By the way, Fred is alive and well in Wellington and looking forward to a new season of javelin throwing, his forte nowadays, along with track and field administration.

While talking about the past, and as WGO gets older he finds nostalgia an especially rich vein, a belated congratulations needs to go out to 'Jentleman' Jerry Coney and his team in the compilation of The Mantis and the Cricket: Tales from the Tours. This series of cricketing reminiscences is one of the jewels of television in New Zealand, and a splendid example of how hearing from the horse's mouth can give such an accurate picture of events.
The former New Zealand captain has inveigled some wonderful tales out of players from New Zealand cricket's history and they are very well presented. There are critics of the satellite television industry and the fact that it has taken free to air access away from many consumers, but when they put resources into a series like this, its value is inestimable.

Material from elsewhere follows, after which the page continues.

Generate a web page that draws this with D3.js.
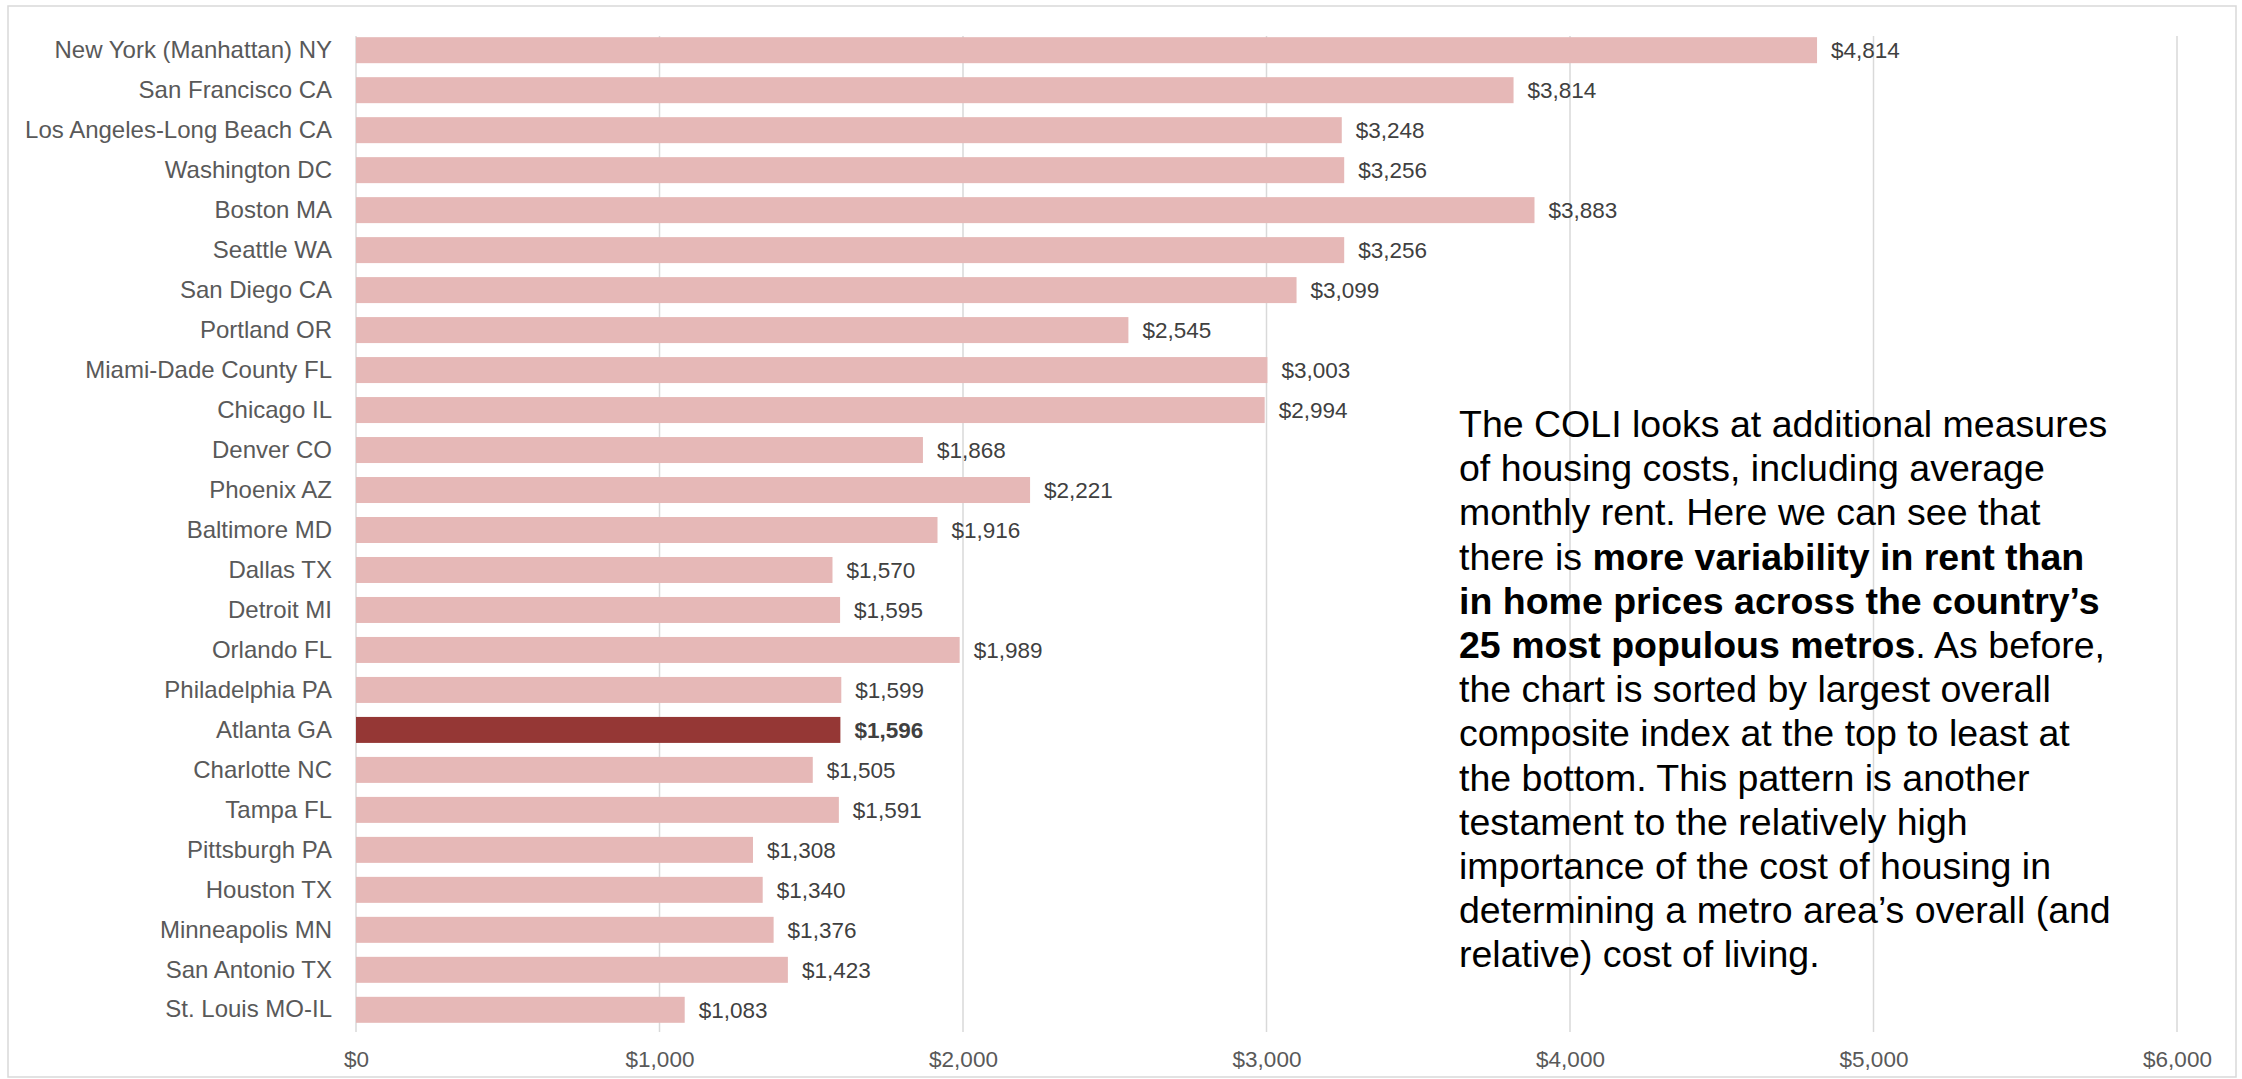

And, as a frontman, Coney proffers the air of someone who genuinely enjoys finding out so much of the game that now sustains him. Bringing to the screen the tales of people like Jack Alabaster, Gary Bartlett, Dick Motz, Frank Cameron, John Guy, Noel McGregor, Artie Dick and John Sparling along with their more familiar leader in John Reid, has been well worth the exercise.
WGO understands there is more in the offing next summer as the mid-1960s become the focus of attention. They weren't especially memorable years, but some of the tales will more than compensate for that. For anyone even remotely interested in cricket, this is must-see television.